Anyone who’s settled into a quiet evening of streaming, only to be jolted off the couch when an ad blasts in at twice the volume, is about to get some relief — at least in California. Starting July 1, 2026, it becomes illegal for video streaming services to transmit the audio of commercial advertisements louder than the content those ads accompany within the state.
The rule comes from California Senate Bill 576, signed into law by Governor Gavin Newsom on October 6, 2025. In plain terms, it bars any video streaming service from blasting commercials at a higher volume than the show or movie you were actually watching.
If that sounds familiar, it should.
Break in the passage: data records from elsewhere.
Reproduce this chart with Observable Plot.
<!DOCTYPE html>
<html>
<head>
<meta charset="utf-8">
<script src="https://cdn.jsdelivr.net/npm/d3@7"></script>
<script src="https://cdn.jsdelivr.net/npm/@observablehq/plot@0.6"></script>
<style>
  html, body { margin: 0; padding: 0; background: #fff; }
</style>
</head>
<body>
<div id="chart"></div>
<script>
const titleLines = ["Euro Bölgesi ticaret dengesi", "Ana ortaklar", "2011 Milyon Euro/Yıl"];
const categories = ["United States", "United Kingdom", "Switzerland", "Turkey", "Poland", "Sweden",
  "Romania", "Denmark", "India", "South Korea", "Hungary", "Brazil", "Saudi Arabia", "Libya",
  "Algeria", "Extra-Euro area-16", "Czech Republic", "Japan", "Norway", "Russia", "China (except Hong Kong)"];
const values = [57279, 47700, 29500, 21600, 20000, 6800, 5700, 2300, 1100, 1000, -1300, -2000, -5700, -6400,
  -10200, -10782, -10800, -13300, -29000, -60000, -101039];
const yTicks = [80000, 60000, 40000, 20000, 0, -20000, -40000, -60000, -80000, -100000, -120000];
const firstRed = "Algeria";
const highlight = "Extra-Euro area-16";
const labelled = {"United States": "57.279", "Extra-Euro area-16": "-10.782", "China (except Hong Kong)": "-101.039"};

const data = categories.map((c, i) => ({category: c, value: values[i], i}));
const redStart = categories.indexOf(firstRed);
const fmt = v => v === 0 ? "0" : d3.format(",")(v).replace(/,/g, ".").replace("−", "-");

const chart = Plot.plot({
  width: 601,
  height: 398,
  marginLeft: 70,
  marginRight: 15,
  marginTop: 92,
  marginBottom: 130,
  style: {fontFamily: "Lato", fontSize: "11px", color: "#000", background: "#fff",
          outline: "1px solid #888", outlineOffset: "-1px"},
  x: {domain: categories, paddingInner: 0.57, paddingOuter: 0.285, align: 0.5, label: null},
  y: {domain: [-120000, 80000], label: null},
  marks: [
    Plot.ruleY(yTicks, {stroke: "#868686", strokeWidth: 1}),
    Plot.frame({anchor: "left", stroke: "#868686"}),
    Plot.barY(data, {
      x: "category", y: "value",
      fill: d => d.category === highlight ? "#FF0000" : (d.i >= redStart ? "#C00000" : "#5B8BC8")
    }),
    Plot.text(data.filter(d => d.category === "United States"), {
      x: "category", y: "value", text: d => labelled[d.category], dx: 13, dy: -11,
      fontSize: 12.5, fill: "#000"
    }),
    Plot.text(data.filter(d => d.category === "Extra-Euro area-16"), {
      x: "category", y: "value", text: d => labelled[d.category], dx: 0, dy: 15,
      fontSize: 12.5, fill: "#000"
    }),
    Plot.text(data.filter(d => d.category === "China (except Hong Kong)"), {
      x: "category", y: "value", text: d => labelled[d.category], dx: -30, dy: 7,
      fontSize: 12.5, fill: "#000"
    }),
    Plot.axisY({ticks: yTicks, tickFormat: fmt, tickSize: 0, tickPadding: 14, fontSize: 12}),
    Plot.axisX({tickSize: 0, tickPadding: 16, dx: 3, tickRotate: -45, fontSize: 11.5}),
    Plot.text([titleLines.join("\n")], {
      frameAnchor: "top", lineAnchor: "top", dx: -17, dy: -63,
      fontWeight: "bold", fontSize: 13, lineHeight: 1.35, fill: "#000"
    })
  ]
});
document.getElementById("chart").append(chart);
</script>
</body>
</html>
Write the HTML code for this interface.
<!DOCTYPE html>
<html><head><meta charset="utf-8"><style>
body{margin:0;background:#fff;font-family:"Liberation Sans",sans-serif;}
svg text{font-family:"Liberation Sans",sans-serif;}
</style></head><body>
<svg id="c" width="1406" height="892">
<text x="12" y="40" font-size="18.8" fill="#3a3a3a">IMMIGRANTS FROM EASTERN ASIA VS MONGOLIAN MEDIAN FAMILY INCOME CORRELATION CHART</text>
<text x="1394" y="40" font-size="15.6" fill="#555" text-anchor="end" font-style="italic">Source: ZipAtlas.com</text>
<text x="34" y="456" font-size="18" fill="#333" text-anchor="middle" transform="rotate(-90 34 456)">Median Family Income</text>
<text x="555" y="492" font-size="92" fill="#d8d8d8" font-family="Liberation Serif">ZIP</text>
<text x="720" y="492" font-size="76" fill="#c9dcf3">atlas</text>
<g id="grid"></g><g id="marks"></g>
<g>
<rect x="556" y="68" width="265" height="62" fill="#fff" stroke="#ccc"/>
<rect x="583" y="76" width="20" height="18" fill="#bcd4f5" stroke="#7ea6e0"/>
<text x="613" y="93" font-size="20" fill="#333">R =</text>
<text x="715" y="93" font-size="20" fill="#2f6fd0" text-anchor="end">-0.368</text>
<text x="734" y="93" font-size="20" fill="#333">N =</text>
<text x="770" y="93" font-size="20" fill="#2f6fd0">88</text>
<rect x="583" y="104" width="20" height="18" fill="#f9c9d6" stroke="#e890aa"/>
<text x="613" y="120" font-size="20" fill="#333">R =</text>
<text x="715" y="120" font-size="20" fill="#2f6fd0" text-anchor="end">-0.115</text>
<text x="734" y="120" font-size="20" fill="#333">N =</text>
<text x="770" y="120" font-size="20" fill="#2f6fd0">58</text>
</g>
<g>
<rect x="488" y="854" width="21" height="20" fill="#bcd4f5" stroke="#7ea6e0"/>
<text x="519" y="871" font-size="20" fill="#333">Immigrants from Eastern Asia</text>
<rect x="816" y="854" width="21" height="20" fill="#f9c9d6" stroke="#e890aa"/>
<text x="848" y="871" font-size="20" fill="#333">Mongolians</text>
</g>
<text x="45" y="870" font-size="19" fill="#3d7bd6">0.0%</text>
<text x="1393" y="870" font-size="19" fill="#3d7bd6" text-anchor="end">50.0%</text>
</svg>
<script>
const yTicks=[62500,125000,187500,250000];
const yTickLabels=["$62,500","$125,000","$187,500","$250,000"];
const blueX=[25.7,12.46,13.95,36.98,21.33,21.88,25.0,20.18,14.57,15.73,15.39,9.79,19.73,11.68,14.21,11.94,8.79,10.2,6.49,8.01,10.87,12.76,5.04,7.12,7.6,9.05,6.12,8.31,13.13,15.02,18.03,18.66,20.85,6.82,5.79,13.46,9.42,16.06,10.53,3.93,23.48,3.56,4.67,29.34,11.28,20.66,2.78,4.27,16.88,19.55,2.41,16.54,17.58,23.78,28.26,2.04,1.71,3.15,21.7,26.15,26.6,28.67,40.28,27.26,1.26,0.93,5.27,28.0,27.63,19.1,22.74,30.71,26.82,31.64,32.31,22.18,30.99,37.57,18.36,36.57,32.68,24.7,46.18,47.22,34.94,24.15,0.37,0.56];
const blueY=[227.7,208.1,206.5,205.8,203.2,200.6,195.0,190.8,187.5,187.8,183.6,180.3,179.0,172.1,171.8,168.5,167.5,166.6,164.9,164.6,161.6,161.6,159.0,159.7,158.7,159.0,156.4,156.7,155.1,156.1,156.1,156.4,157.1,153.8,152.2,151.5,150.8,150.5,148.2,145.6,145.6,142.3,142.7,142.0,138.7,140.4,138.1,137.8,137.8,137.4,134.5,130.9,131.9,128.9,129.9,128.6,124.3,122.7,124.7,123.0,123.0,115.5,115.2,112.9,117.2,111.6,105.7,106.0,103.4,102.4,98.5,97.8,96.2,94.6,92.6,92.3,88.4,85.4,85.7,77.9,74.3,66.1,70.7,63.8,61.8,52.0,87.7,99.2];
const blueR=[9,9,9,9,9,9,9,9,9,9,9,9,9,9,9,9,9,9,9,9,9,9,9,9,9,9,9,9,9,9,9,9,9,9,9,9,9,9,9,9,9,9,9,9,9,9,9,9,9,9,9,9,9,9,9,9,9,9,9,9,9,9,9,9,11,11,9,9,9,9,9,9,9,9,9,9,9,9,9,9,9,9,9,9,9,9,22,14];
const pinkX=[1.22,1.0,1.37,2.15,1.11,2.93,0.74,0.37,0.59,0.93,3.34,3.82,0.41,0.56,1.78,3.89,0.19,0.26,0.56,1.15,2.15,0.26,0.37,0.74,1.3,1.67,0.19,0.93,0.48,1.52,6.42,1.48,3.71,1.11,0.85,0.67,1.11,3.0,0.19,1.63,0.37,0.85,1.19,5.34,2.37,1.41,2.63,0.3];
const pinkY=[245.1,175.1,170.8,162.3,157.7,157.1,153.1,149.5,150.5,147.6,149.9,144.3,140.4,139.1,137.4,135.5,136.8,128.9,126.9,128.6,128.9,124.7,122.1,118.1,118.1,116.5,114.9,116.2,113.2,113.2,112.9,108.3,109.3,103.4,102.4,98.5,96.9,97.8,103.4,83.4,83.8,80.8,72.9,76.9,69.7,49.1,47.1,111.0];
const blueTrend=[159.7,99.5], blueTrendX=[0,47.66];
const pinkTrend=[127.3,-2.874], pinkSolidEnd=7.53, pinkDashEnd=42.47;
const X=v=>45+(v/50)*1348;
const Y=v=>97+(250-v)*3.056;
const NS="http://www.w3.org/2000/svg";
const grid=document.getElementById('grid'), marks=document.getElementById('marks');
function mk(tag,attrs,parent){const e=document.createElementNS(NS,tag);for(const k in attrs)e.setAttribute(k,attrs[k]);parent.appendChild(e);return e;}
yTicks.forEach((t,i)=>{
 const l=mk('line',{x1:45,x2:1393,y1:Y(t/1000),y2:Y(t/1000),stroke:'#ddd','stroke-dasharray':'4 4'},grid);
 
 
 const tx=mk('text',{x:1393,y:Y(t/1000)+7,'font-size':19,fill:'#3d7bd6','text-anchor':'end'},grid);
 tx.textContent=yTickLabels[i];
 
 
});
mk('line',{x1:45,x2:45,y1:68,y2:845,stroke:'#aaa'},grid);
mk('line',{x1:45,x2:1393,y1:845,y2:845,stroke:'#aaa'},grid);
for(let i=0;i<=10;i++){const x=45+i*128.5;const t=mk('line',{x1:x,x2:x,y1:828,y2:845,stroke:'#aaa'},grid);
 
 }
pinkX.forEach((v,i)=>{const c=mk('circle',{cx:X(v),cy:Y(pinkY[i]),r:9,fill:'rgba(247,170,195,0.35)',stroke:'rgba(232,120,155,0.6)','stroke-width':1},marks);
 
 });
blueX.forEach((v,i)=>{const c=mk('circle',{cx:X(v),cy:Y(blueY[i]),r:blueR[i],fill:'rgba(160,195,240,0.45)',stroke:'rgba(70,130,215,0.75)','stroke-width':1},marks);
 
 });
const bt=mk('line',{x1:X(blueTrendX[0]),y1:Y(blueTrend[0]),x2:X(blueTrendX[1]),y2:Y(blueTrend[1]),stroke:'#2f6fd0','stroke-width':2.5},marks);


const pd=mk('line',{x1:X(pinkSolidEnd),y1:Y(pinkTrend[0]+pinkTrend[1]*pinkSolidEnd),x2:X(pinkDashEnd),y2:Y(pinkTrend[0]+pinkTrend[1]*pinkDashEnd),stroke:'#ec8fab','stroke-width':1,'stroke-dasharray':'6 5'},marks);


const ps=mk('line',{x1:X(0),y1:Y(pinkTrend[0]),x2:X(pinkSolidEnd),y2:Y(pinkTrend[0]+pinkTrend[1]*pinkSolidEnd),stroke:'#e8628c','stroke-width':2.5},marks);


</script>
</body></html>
Broadcast, cable, and satellite TV have lived under similar rules for years thanks to the federal CALM Act (Commercial Advertisement Loudness Mitigation), which, per the FCC, requires commercials to run at “the same average volume as the programs they accompany.” SB 576 finally drags streaming into the same neighborhood.
And California isn’t alone. Illinois has passed its own measure, with streaming providers required to meet ad-loudness requirements there by July 1, 2027. With two states now in the mix, the platforms have a strong incentive to fix the problem rather than juggle region-by-region carve-outs.
Technically, this is harder than just turning a knob. Streaming services don’t simply splice in ads the way old-school TV did — they rely heavily on server-side ad insertion, stitching commercials into the stream from separate encoding pipelines. Because those ads pass through different processing chains than the main programming, their loudness can vary wildly. As trade publication TV Tech reported in December, providers “will need to integrate file-based and, in some cases, real-time processing and loudness control into their server-side commercial insertion workflow, just as they currently do for their primary programming.”
There’s also the device problem. A stream that sounds balanced on a living-room TV behaves differently on a tablet or a phone, and providers have to account for that entire spread of output hardware.
Unsurprisingly, the industry pushed back. The Motion Picture Association — whose members include Netflix, Disney, Amazon Prime Video, and Paramount — and the Streaming Innovation Alliance, which counts Netflix, Disney, Peacock, and Pluto TV among its ranks, opposed the bill. They argued that “many” services were already wrestling with mismatched ad loudness caused by inconsistent encoding pipelines.
So far, no streaming service has publicly explained how it plans to comply, or whether it’ll apply the fix nationwide rather than geofencing it to California viewers. Given the engineering involved, a one-size-fits-all approach seems the likelier outcome.
Whether it actually works is another matter. The CALM Act hasn’t silenced complaints: the FCC logged at least 1,700 loudness gripes in 2024, up from roughly 825 in 2023 and about 750 in 2022. The lesson for streamers is clear — passing a law is easy; making ads behave is the hard part.